Given request: Keep to the lines from the line containing "Recreate this image" through the line containing "(0,0) rectangle (727,472);": copy them exactly and leave every picture out.
____ Input material
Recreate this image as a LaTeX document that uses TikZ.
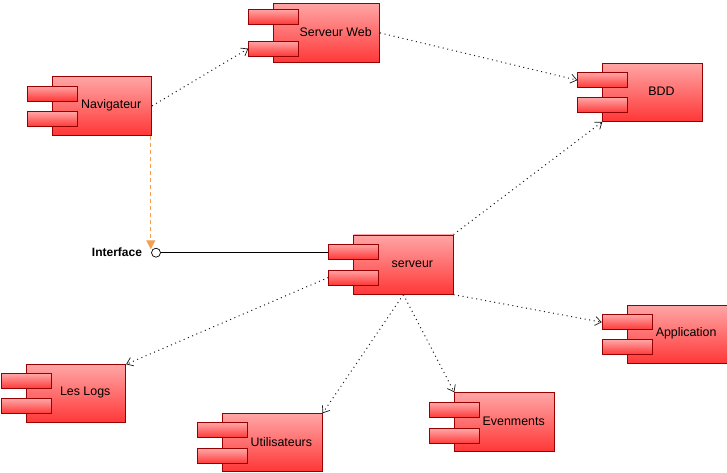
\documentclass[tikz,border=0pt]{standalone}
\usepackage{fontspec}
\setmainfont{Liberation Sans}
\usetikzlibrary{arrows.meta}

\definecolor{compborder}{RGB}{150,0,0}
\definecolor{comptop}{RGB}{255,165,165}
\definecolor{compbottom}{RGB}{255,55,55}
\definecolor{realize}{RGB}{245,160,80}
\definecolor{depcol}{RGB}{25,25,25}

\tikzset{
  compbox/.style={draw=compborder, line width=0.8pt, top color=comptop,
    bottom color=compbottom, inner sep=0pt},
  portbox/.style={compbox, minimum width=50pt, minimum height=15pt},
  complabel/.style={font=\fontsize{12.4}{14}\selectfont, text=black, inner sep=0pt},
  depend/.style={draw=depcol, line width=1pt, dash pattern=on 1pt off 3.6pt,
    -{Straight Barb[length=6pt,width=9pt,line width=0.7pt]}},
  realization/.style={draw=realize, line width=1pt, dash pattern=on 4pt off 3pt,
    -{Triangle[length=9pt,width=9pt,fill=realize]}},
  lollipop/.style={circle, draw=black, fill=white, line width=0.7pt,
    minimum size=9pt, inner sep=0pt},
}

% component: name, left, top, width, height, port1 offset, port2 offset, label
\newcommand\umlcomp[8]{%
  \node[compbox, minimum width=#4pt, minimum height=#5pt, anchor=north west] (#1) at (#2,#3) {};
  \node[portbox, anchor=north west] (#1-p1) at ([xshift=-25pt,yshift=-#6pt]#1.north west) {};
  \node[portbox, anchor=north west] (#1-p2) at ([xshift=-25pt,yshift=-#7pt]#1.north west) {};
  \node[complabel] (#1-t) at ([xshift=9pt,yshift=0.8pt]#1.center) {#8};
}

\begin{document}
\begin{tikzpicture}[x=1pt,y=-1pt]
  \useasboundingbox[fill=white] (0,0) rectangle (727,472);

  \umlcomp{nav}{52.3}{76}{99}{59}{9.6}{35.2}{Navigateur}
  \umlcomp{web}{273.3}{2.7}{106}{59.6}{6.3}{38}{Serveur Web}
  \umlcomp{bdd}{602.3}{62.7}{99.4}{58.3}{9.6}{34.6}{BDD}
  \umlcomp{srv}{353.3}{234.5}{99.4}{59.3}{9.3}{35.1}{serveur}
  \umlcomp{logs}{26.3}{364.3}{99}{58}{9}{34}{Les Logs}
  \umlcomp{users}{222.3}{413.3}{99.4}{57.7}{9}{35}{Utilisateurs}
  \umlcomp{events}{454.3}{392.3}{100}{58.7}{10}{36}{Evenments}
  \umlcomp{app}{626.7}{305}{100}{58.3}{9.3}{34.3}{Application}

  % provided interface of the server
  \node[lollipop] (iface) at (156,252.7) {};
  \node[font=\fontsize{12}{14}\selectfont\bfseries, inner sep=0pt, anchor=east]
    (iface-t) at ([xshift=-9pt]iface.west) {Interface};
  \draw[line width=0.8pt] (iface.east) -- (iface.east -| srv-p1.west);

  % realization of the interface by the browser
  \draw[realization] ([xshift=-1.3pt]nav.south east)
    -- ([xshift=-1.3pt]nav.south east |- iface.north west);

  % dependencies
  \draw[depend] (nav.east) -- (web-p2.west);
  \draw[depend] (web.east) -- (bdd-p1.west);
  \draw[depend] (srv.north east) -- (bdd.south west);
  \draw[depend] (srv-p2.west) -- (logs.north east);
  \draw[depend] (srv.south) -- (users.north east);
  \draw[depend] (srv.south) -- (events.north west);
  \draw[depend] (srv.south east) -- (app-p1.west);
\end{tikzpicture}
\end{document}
________
____ Input material
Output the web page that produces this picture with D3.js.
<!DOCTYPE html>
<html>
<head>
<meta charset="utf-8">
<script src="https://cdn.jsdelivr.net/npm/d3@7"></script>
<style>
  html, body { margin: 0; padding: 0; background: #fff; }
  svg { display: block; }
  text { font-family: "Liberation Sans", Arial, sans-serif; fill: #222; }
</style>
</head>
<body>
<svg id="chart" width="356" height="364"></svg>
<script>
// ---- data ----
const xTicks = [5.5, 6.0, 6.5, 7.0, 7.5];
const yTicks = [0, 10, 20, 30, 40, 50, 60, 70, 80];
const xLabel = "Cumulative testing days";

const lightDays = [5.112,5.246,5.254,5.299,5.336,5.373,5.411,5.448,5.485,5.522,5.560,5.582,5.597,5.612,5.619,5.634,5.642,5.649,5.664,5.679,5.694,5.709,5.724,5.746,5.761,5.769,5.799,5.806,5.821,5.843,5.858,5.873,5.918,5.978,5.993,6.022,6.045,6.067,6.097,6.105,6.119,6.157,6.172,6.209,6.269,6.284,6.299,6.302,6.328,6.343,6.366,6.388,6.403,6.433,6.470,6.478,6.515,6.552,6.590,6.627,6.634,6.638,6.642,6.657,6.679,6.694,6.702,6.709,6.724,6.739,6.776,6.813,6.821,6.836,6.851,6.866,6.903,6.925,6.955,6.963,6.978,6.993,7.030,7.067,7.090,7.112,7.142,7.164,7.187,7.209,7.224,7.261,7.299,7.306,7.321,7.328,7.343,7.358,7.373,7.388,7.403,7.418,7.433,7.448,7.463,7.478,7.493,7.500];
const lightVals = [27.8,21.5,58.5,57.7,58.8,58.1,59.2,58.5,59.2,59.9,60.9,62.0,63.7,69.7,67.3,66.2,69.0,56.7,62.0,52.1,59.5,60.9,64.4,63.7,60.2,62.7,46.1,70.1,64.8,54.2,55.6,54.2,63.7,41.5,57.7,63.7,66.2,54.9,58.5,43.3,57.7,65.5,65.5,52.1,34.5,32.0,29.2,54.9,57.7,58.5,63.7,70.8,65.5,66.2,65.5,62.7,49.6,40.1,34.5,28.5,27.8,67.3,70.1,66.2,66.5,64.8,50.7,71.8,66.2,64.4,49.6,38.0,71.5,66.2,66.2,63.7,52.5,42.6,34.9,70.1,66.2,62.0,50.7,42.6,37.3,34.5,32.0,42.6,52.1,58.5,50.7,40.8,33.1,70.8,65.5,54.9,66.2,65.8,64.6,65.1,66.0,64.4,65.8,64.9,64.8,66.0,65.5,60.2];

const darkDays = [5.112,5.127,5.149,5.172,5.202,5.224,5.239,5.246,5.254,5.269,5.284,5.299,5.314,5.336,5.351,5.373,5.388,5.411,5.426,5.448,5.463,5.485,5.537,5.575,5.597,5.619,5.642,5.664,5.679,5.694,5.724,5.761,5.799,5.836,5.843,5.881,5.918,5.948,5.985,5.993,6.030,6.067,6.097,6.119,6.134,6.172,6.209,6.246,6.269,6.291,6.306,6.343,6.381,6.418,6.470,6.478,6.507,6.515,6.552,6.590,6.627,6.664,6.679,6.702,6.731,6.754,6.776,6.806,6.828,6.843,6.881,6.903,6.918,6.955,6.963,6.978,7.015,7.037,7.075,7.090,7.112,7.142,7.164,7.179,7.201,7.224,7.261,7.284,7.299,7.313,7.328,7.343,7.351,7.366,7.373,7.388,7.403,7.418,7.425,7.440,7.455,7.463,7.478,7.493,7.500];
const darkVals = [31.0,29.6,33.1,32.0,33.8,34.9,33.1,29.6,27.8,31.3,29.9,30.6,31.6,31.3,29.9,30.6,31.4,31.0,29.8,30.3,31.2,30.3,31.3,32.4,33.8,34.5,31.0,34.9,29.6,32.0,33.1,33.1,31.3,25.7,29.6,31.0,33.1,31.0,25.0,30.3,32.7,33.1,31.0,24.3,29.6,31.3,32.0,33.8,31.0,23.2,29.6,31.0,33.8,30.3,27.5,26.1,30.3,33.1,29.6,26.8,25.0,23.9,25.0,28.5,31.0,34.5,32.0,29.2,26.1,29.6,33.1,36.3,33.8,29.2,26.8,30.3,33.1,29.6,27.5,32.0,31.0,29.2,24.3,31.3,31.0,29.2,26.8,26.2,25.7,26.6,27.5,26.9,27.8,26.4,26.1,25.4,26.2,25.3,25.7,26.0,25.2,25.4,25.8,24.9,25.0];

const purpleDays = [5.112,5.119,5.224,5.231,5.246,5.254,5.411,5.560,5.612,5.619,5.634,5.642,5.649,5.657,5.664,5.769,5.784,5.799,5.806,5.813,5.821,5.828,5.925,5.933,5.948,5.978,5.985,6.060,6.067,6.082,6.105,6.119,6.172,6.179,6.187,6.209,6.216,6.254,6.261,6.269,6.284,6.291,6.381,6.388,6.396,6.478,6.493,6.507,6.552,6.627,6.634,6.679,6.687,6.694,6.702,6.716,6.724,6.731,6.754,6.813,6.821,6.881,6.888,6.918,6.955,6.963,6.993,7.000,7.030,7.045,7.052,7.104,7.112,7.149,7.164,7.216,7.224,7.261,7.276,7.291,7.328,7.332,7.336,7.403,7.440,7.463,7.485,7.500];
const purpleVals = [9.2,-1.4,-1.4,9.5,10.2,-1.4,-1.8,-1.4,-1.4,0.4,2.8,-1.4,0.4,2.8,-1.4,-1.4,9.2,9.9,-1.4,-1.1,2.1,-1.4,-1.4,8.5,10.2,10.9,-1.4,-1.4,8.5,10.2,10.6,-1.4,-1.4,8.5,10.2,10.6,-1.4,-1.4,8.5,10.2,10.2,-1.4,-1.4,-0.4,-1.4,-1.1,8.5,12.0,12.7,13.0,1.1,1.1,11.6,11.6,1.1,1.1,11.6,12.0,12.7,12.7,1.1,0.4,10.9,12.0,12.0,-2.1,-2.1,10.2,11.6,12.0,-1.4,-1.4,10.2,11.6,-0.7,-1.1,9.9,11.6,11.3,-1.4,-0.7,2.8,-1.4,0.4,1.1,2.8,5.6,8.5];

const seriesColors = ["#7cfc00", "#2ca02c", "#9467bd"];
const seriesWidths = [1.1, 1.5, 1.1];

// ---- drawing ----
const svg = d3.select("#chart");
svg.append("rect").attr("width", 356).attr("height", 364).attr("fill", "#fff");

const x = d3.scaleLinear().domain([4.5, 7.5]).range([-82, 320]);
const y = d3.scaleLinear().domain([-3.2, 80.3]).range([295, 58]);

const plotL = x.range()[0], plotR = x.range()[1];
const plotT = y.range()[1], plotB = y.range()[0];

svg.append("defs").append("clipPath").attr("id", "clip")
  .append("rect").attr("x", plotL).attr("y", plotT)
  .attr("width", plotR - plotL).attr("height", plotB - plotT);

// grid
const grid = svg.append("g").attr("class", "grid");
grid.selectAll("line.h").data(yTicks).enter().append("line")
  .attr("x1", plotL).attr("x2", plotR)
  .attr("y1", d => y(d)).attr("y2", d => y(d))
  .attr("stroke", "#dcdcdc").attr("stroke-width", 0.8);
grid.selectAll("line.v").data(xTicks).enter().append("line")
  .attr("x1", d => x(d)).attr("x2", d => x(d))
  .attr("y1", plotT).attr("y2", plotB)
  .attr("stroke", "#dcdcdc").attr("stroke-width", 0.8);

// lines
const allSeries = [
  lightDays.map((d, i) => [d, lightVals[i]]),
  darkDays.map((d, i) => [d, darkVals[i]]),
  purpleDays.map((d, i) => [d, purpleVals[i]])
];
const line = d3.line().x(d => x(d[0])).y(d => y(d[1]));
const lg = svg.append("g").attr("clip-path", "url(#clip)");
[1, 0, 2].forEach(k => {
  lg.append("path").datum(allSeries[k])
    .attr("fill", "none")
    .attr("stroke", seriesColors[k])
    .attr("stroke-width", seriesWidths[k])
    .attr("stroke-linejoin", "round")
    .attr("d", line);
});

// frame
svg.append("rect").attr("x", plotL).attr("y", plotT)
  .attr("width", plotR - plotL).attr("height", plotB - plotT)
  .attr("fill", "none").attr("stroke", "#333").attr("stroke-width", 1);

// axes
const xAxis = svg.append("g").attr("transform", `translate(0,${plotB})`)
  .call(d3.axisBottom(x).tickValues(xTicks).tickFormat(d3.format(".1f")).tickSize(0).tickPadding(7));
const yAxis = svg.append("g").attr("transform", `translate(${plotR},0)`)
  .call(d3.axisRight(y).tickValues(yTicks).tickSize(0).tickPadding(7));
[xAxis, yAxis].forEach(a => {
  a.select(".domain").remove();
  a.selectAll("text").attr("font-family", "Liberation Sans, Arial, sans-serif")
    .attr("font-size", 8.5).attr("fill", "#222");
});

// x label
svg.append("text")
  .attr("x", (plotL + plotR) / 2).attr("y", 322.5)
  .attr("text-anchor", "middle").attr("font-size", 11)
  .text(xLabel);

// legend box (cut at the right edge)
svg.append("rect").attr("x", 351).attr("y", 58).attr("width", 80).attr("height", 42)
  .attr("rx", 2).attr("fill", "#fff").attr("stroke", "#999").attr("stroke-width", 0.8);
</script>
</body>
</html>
________
The solution:
Recreate this image as a LaTeX document that uses TikZ.
\documentclass[tikz,border=0pt]{standalone}
\usepackage{fontspec}
\setmainfont{Liberation Sans}
\usetikzlibrary{arrows.meta}

\definecolor{compborder}{RGB}{150,0,0}
\definecolor{comptop}{RGB}{255,165,165}
\definecolor{compbottom}{RGB}{255,55,55}
\definecolor{realize}{RGB}{245,160,80}
\definecolor{depcol}{RGB}{25,25,25}

\tikzset{
  compbox/.style={draw=compborder, line width=0.8pt, top color=comptop,
    bottom color=compbottom, inner sep=0pt},
  portbox/.style={compbox, minimum width=50pt, minimum height=15pt},
  complabel/.style={font=\fontsize{12.4}{14}\selectfont, text=black, inner sep=0pt},
  depend/.style={draw=depcol, line width=1pt, dash pattern=on 1pt off 3.6pt,
    -{Straight Barb[length=6pt,width=9pt,line width=0.7pt]}},
  realization/.style={draw=realize, line width=1pt, dash pattern=on 4pt off 3pt,
    -{Triangle[length=9pt,width=9pt,fill=realize]}},
  lollipop/.style={circle, draw=black, fill=white, line width=0.7pt,
    minimum size=9pt, inner sep=0pt},
}

% component: name, left, top, width, height, port1 offset, port2 offset, label
\newcommand\umlcomp[8]{%
  \node[compbox, minimum width=#4pt, minimum height=#5pt, anchor=north west] (#1) at (#2,#3) {};
  \node[portbox, anchor=north west] (#1-p1) at ([xshift=-25pt,yshift=-#6pt]#1.north west) {};
  \node[portbox, anchor=north west] (#1-p2) at ([xshift=-25pt,yshift=-#7pt]#1.north west) {};
  \node[complabel] (#1-t) at ([xshift=9pt,yshift=0.8pt]#1.center) {#8};
}

\begin{document}
\begin{tikzpicture}[x=1pt,y=-1pt]
  \useasboundingbox[fill=white] (0,0) rectangle (727,472);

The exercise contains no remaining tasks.